Si algo se pierde con la muerte de Ardisana, aparte de su lúcida mente y su punzante sentido del humor, es esa capacidad de ver lo ya no vive como si aún estuviera vivo. Y lo está: en sus poemas y en ese proyecto de memorias de infancia que, hasta donde yo sé, dejó inconcluso. Esa recolecta de recuerdos podría titularse, guapamente, "El Edén". Nunca me la dio a leer ni yo se la pedí, pero en las muchas tardes que pasé en su compañía hablando de poesía (poco) y de política (mucho), llegue a saber de ella lo suficiente como para intuir que encierra el locus amoenus llanisco. Un lugar de placidez y seguridad, una Edad de Oro para los niños y los no tan niños que ni siquiera la dictadura negreaba. O eso decía él, que en esto, como en casi todo lo demás, tenía opiniones no asimilables por el común.

Esa actividad, la de pensar libremente, le fue arrinconando, y él, ayudado por su mala salud y sus dificultades motrices, decepcionado con todos y con todo, se recluyó en su casa de Hontoria con el teléfono como único instrumento de comunicación. Nada de correo electrónico y cartas, las justas; libros, sí, también, y visitas, muchas visitas; no recepciones o audiencias, pues era él quien se sentía agradecido por que le reservaras un par de horas de tu tiempo de vacación. Hablar era su vicio.
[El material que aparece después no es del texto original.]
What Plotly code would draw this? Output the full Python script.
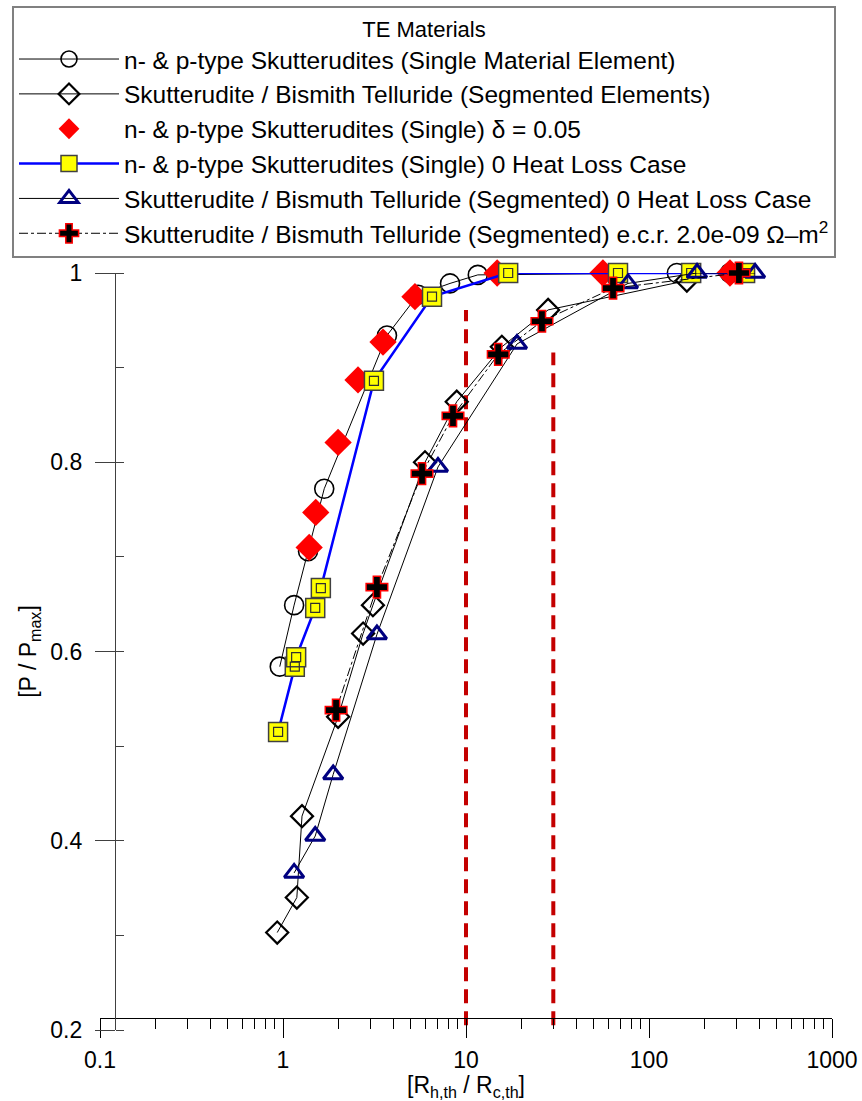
import plotly.graph_objects as go

# ---- data ----
circ_x = [0.96, 1.15, 1.37, 1.68, 3.70, 5.47, 8.18, 11.6, 142, 277]
circ_y = [0.584, 0.649, 0.706, 0.772, 0.934, 0.977, 0.989, 0.998, 1.0, 1.0]

seg_x = [0.93, 1.19, 1.27, 2.0, 2.74, 3.10, 5.97, 8.9, 15.7, 28.1, 161]
seg_y = [0.303, 0.340, 0.426, 0.531, 0.619, 0.649, 0.800, 0.864, 0.922, 0.961, 0.992]

rd_x = [1.39, 1.51, 2.0, 2.57, 3.52, 5.26, 14.8, 56, 277]
rd_y = [0.710, 0.747, 0.821, 0.887, 0.927, 0.975, 1.0, 1.0, 1.0]

sq_x = [0.94, 1.16, 1.18, 1.50, 1.61, 3.14, 6.52, 17.0, 67.7, 170, 335]
sq_y = [0.515, 0.584, 0.594, 0.646, 0.667, 0.886, 0.975, 1.0, 1.0, 1.0, 1.0]

tr_x = [1.15, 1.50, 1.88, 3.26, 7.03, 19.0, 76.8, 183, 380]
tr_y = [0.366, 0.405, 0.470, 0.618, 0.795, 0.925, 0.989, 1.0, 1.0]

cr_x = [1.95, 3.26, 5.75, 8.49, 15.0, 26.0, 63.6, 310]
cr_y = [0.538, 0.668, 0.788, 0.849, 0.914, 0.949, 0.984, 1.0]

ref_x = [10, 30]
ref_top = [0.961, 0.916]
ref_bottom = 0.205

names = [
    "n- & p-type Skutterudites (Single Material Element)",
    "Skutterudite / Bismith Telluride (Segmented Elements)",
    "n- & p-type Skutterudites (Single) δ = 0.05",
    "n- & p-type Skutterudites (Single) 0 Heat Loss Case",
    "Skutterudite / Bismuth Telluride (Segmented) 0 Heat Loss Case",
    "Skutterudite / Bismuth Telluride (Segmented) e.c.r. 2.0e-09 Ω–m<sup>2</sup>",
]

y_ticks = [0.2, 0.4, 0.6, 0.8, 1.0]
y_ticktext = ["0.2", "0.4", "0.6", "0.8", "1"]

FONT = "Liberation Sans, Arial, sans-serif"

fig = go.Figure()

# reference dashed lines
for xv, yt in zip(ref_x, ref_top):
    fig.add_trace(go.Scatter(x=[xv, xv], y=[ref_bottom, yt], mode="lines",
                             line=dict(color="#c40000", width=4, dash="14px,8px"),
                             showlegend=False, hoverinfo="skip", cliponaxis=False))

fig.add_trace(go.Scatter(x=circ_x, y=circ_y, name=names[0], mode="lines+markers",
                         line=dict(color="black", width=1),
                         marker=dict(symbol="circle-open", size=19, color="black",
                                     line=dict(width=1.6, color="black")),
                         cliponaxis=False))
fig.add_trace(go.Scatter(x=seg_x, y=seg_y, name=names[1], mode="lines+markers",
                         line=dict(color="black", width=1),
                         marker=dict(symbol="diamond-open", size=17, color="black",
                                     line=dict(width=2.2, color="black")),
                         cliponaxis=False))
fig.add_trace(go.Scatter(x=rd_x, y=rd_y, name=names[2], mode="markers",
                         marker=dict(symbol="diamond", size=21, color="#ff0000",
                                     line=dict(width=0)),
                         cliponaxis=False))
fig.add_trace(go.Scatter(x=sq_x, y=sq_y, name=names[3], mode="lines+markers",
                         line=dict(color="#0000ff", width=2.5),
                         marker=dict(symbol="square", size=19, color="#ffff00",
                                     line=dict(width=1.5, color="#404040")),
                         cliponaxis=False))
fig.add_trace(go.Scatter(x=sq_x, y=sq_y, mode="markers", showlegend=False,
                         hoverinfo="skip",
                         marker=dict(symbol="square-open", size=9, color="#303030",
                                     line=dict(width=1.2, color="#303030")),
                         cliponaxis=False))
fig.add_trace(go.Scatter(x=tr_x, y=tr_y, name=names[4], mode="lines+markers",
                         line=dict(color="black", width=1),
                         marker=dict(symbol="triangle-up-open", size=17, color="#000080",
                                     line=dict(width=3, color="#000080")),
                         cliponaxis=False))
fig.add_trace(go.Scatter(x=cr_x, y=cr_y, name=names[5], mode="lines+markers",
                         line=dict(color="black", width=1, dash="dashdot"),
                         marker=dict(symbol="cross", size=18, color="black",
                                     line=dict(width=1.5, color="#ff0000")),
                         cliponaxis=False))

fig.update_layout(
    width=862, height=1101,
    margin=dict(l=100, r=30, t=273, b=71, autoexpand=False),
    paper_bgcolor="white", plot_bgcolor="white",
    font=dict(family=FONT, size=22, color="black"),
    showlegend=True,
    legend=dict(
        x=(12 - 100) / 732, y=1 + (273 - 6) / 757, xanchor="left", yanchor="top",
        bordercolor="#808080", borderwidth=2, bgcolor="white",
        font=dict(family=FONT, size=24.5, color="black"),
        title=dict(text="TE Materials", side="top center",
                   font=dict(family=FONT, size=22, color="black")),
        itemwidth=100, itemsizing="trace", tracegroupgap=0,
    ),
    xaxis=dict(
        type="log", range=[-1, 3], dtick=1, exponentformat="none",
        anchor="free", position=(1030 - 1018) / 757,
        showline=True, linecolor="black", linewidth=1.2,
        ticks="outside", ticklen=19, tickwidth=1.2, tickcolor="black",
        minor=dict(ticks="outside", ticklen=10, tickwidth=1, tickcolor="black", dtick="D1"),
        showgrid=False, zeroline=False, automargin=False,
        tickfont=dict(family=FONT, size=23), ticklabelstandoff=2,
        title=dict(text="[R<sub>h,th</sub> / R<sub>c,th</sub>]", standoff=4,
                   font=dict(family=FONT, size=23)),
    ),
    yaxis=dict(
        range=[0.2, 1.0], tickmode="array", tickvals=y_ticks, ticktext=y_ticktext,
        anchor="free", position=(115 - 100) / 732,
        showline=True, linecolor="#404040", linewidth=1.2,
        ticks="outside", ticklen=20, tickwidth=1.2, tickcolor="#404040",
        minor=dict(ticks="inside", ticklen=8, tickwidth=1, tickcolor="#404040", dtick=0.1),
        showgrid=False, zeroline=False, automargin=False,
        tickfont=dict(family=FONT, size=23), ticklabelstandoff=8,
        title=dict(text="[P / P<sub>max</sub>]", standoff=6,
                   font=dict(family=FONT, size=23)),
    ),
)

fig.write_html("out.html")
Con los años y las visitas veraniegas, sin salir más que lo estrictamente necesario del valle de San Jorge, un poco del edén que él conoció fue pintándoseme dentro, y ahora puedo recorrer con la vista algunos lugares interiorizando su pasado, rastreando en ellos las huellas que Pablo me enseñó a reconocer. No son muchos, pero alguno queda, y dado que él ya no está sentado en su sillón de brazos, sino que anda suelto y menos impedido por ahí, igual me permito visualizarlo en compañía de otros infantes a la caza de moras o de piescos. Su talla, en este caso, ayuda. Y su bondad y picardía, también.